Consider external relations
In 2007, insurance company Swiss Re was approached by NGO Oxfam, to request insurance for Ethiopian farmers’ crops against climate change. Despite their differences, the partnership successfully took off. This is just one example of how companies can foster strong relationships with NGOs.
Studies have shown how collaboration can increase market value 40-80% higher than competitors. To get started, making the distinction between NGOs and nonprofits allows your targeted partnership to identify mutual values. Both play an influential role in local and global affairs but can have different approaches. For one, nonprofits tend to be smaller and locally based, as opposed to NGOs that have reach across political and geographic landscapes.
Assess your company’s code of ethics, as well as business strategies, to effectively decide which partnership would best provide reciprocal benefits to the organization and the cause.
Authentic brand ambassadors
Beyond CEOs, research shows that customers are 30% more likely to trust an employee’s say on programs addressing societal issues. Allowing employees to serve as brand ambassadors doesn’t just enable good customer communications, but also fosters good employee communications.

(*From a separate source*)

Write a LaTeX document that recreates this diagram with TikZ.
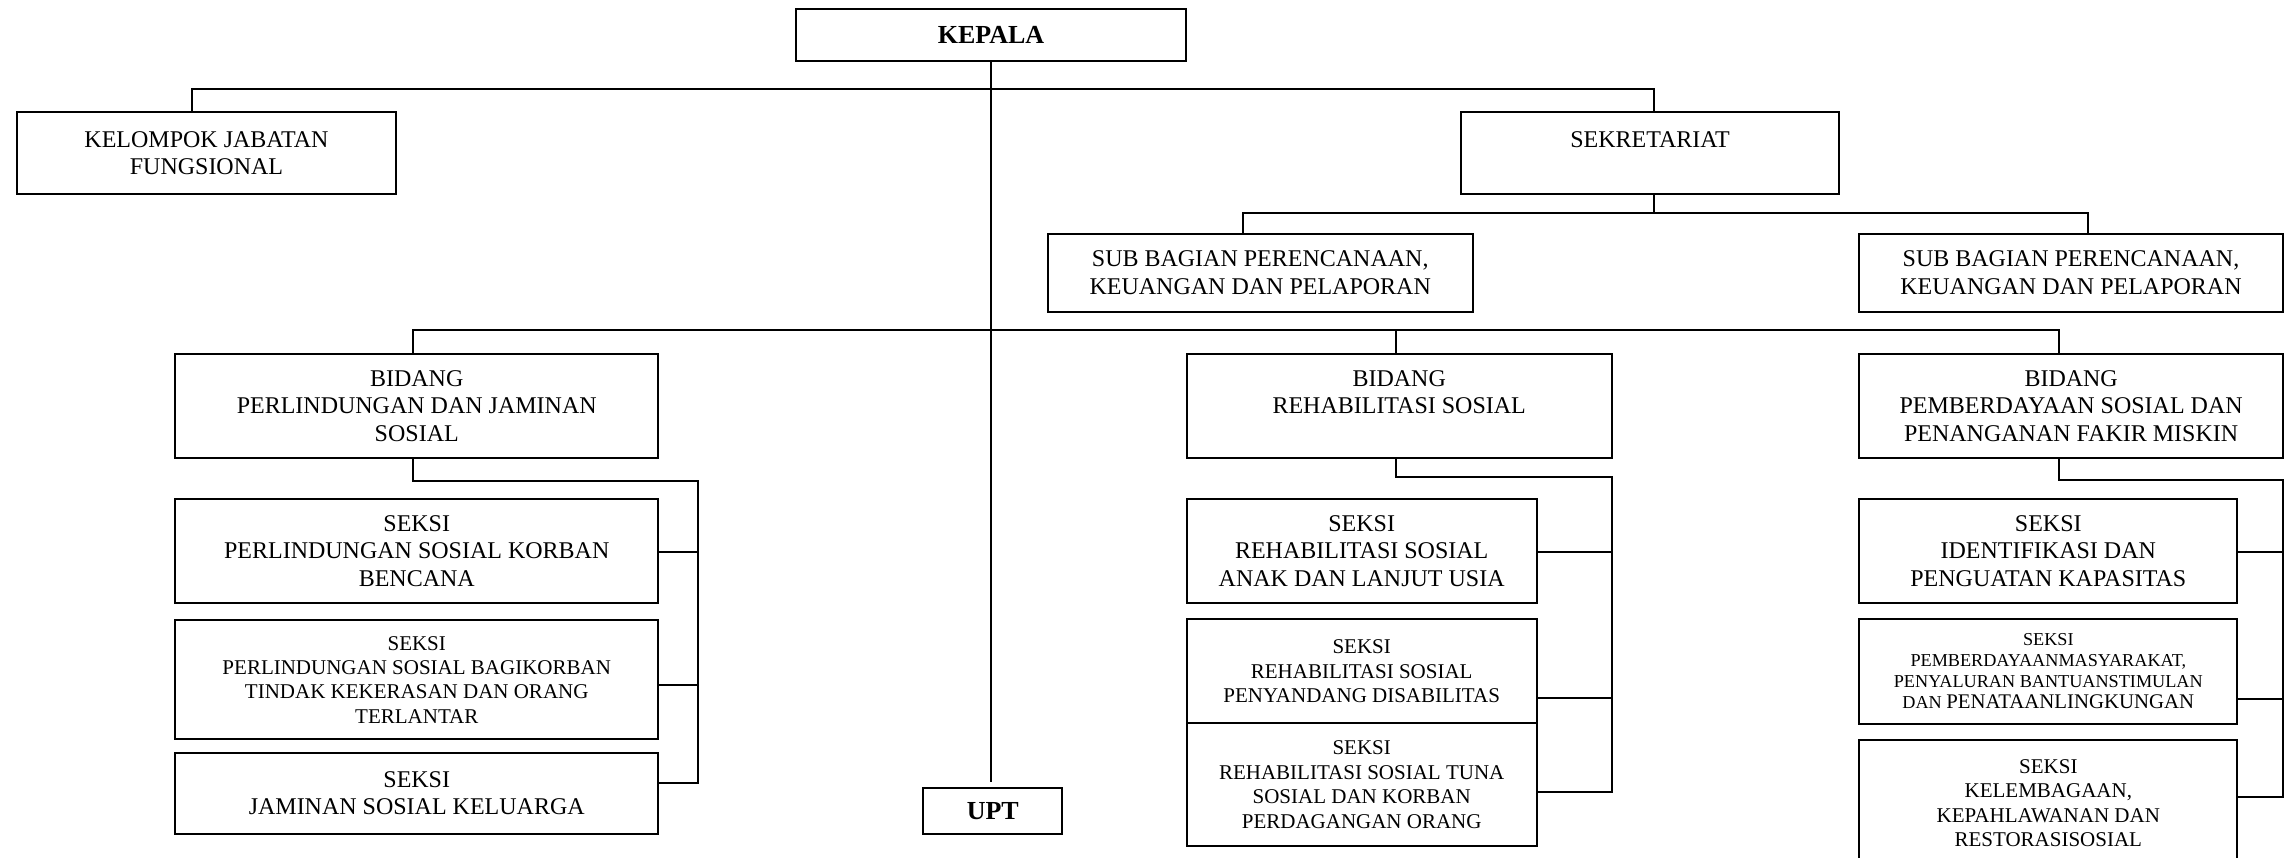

Leading businesses like Campbell allow employees to use internal platforms like Workplace by Facebook to share purpose-inspired stories. This has steadily built trust through transparency and feels more authentic to audiences.
Create volunteering opportunities
Look into a variety of volunteer opportunities by partnering with virtual platforms that have already associated with nonprofits such as Chezuba. With accurate program planning, a good employee volunteer program connects employees with causes they genuinely care about while simultaneously solving company and community challenges.
This can boost employee morale, increase brand reputation, and encourage others to volunteer. That is why Chezuba’s all-inclusive technology helps corporations create their CSR programs to correspond to specific needs and measure employee engagement strategies. At the end of a solid CSR program, the volunteer experience acquired only serves to benefit the business, employees, clients, and the public good.